**Your instructions**
Up to and including the line with "width=2.76cm, minimum height=1.92cm]", write out the listing from its first line, minus the pictures.

:: Information shown

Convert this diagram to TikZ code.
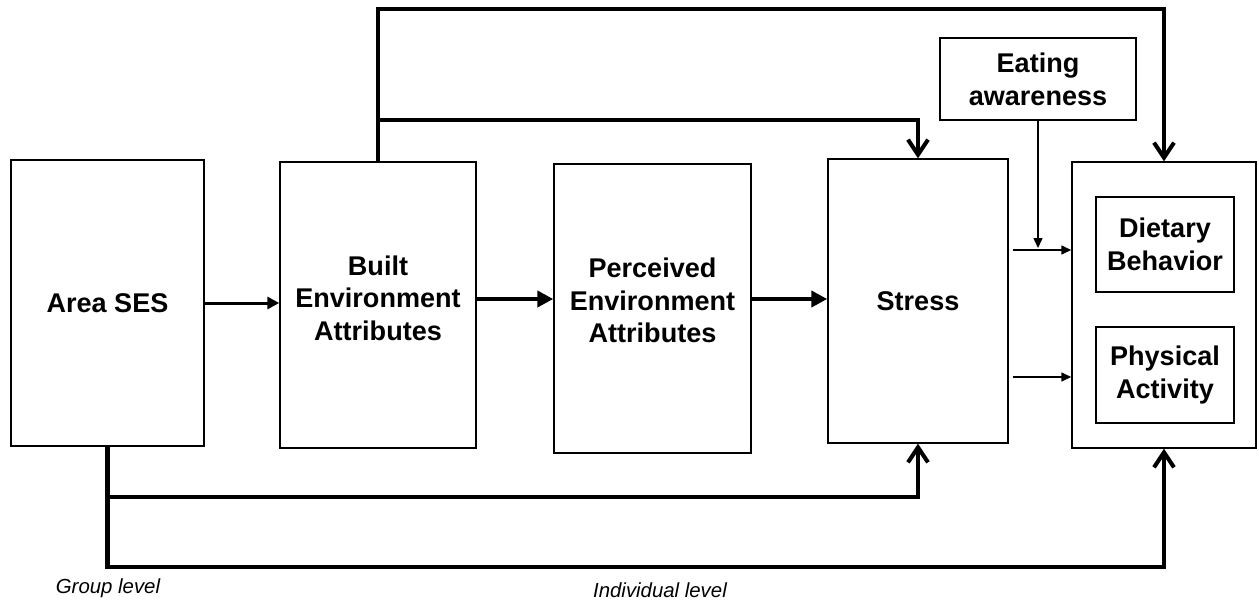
\documentclass[tikz,border=0pt]{standalone}
\usepackage{fontspec}
\setmainfont{Liberation Sans}
\usetikzlibrary{arrows.meta}

\tikzset{
    box/.style={draw, line width=0.85pt, align=center, inner sep=0pt,
        font=\fontsize{15.4}{18.6}\selectfont\bfseries},
    boxtext/.style={align=center, inner sep=0pt,
        font=\fontsize{15.4}{18.6}\selectfont\bfseries},
    levellabel/.style={font=\fontsize{11.6}{13}\selectfont\itshape},
    pathlink/.style={line width=2.3pt, -{Straight Barb[length=0.3cm,width=0.4cm]}},
    fwdlink/.style={line width=1.7pt, -{Triangle[length=0.24cm,width=0.24cm]}},
    widelink/.style={line width=2.6pt, -{Triangle[length=0.32cm,width=0.32cm]}},
    thinlink/.style={line width=0.85pt, -{Triangle[length=0.2cm,width=0.18cm]}}
}

\begin{document}
\begin{tikzpicture}[x=0.02cm, y=-0.02cm]
    \useasboundingbox (0,0) rectangle (1259,603);

    % Draw the main boxes
    \node[box, minimum width=3.86cm, minimum height=5.72cm] (ses) at (107.5,303) {Area SES};
    \node[box, minimum width=3.92cm, minimum height=5.72cm] (built) at (378,305) {};
    \node[boxtext] (builttext) at ([yshift=0.14cm]built.center) {Built\\Environment\\Attributes};
    \node[box, minimum width=3.94cm, minimum height=5.78cm] (perc) at (652.5,308.5) {};
    \node[boxtext] (perctext) at ([yshift=0.16cm]perc.center) {Perceived\\Environment\\Attributes};
    \node[box, minimum width=3.60cm, minimum height=5.68cm] (stress) at (918,301) {Stress};
    \node[box, minimum width=3.92cm, minimum height=1.64cm] (eat) at (1038,79) {Eating\\awareness};

    % Draw the outcome box and its two inner boxes
    \node[box, minimum width=3.68cm, minimum height=5.72cm] (outcome) at (1164,305) {};
    \node[box, minimum width=2.76cm, minimum height=1.90cm] (diet) at (1165,244.5) {Dietary\\Behavior};
    \node[box, minimum width=2.76cm, minimum height=1.92cm] (phys) at (1165,375) {Physical\\Activity};

    % Rows used by the connectors
    \coordinate (toprow) at (0,9);
    \coordinate (midtop) at (0,120);
    \coordinate (midrow) at (0,299);
    \coordinate (dietrow) at (0,250);
    \coordinate (physrow) at (0,377);
    \coordinate (lowA) at (0,497);
    \coordinate (lowB) at (0,567);

    % Draw the chain from left to right
    \draw[fwdlink] (ses.east) -- (ses.east -| built.west);
    \draw[widelink] (built.east |- midrow) -- (perc.west |- midrow);
    \draw[widelink] (perc.east |- midrow) -- (stress.west |- midrow);

    % Draw the links over the top
    \draw[pathlink] (built.north) -- (built.north |- toprow) -| (outcome.north);
    \draw[pathlink] (built.north |- midtop) -| (stress.north);

    % Draw the links into the outcomes
    \draw[thinlink] ([xshift=0.08cm]stress.east |- dietrow) -- (outcome.west |- dietrow);
    \draw[thinlink] ([xshift=0.08cm]stress.east |- physrow) -- (outcome.west |- physrow);
    \draw[thinlink] (eat.south) -- ([yshift=0.04cm]eat.south |- dietrow);

    % Draw the links along the bottom
    \draw[pathlink] (ses.south) -- (ses.south |- lowA) -| (stress.south);
    \draw[pathlink] (ses.south |- lowA) -- (ses.south |- lowB) -| (outcome.south);

    % Level labels
    \node[levellabel] (group) at (108,588) {Group level};
    \node[levellabel] (indiv) at (660,590) {Individual level};
\end{tikzpicture}
\end{document}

::::

**Task solution**
Convert this diagram to TikZ code.
\documentclass[tikz,border=0pt]{standalone}
\usepackage{fontspec}
\setmainfont{Liberation Sans}
\usetikzlibrary{arrows.meta}

\tikzset{
    box/.style={draw, line width=0.85pt, align=center, inner sep=0pt,
        font=\fontsize{15.4}{18.6}\selectfont\bfseries},
    boxtext/.style={align=center, inner sep=0pt,
        font=\fontsize{15.4}{18.6}\selectfont\bfseries},
    levellabel/.style={font=\fontsize{11.6}{13}\selectfont\itshape},
    pathlink/.style={line width=2.3pt, -{Straight Barb[length=0.3cm,width=0.4cm]}},
    fwdlink/.style={line width=1.7pt, -{Triangle[length=0.24cm,width=0.24cm]}},
    widelink/.style={line width=2.6pt, -{Triangle[length=0.32cm,width=0.32cm]}},
    thinlink/.style={line width=0.85pt, -{Triangle[length=0.2cm,width=0.18cm]}}
}

\begin{document}
\begin{tikzpicture}[x=0.02cm, y=-0.02cm]
    \useasboundingbox (0,0) rectangle (1259,603);

    % Draw the main boxes
    \node[box, minimum width=3.86cm, minimum height=5.72cm] (ses) at (107.5,303) {Area SES};
    \node[box, minimum width=3.92cm, minimum height=5.72cm] (built) at (378,305) {};
    \node[boxtext] (builttext) at ([yshift=0.14cm]built.center) {Built\\Environment\\Attributes};
    \node[box, minimum width=3.94cm, minimum height=5.78cm] (perc) at (652.5,308.5) {};
    \node[boxtext] (perctext) at ([yshift=0.16cm]perc.center) {Perceived\\Environment\\Attributes};
    \node[box, minimum width=3.60cm, minimum height=5.68cm] (stress) at (918,301) {Stress};
    \node[box, minimum width=3.92cm, minimum height=1.64cm] (eat) at (1038,79) {Eating\\awareness};

    % Draw the outcome box and its two inner boxes
    \node[box, minimum width=3.68cm, minimum height=5.72cm] (outcome) at (1164,305) {};
    \node[box, minimum width=2.76cm, minimum height=1.90cm] (diet) at (1165,244.5) {Dietary\\Behavior};
    \node[box, minimum width=2.76cm, minimum height=1.92cm] (phys) at (1165,375) {Physical\\Activity};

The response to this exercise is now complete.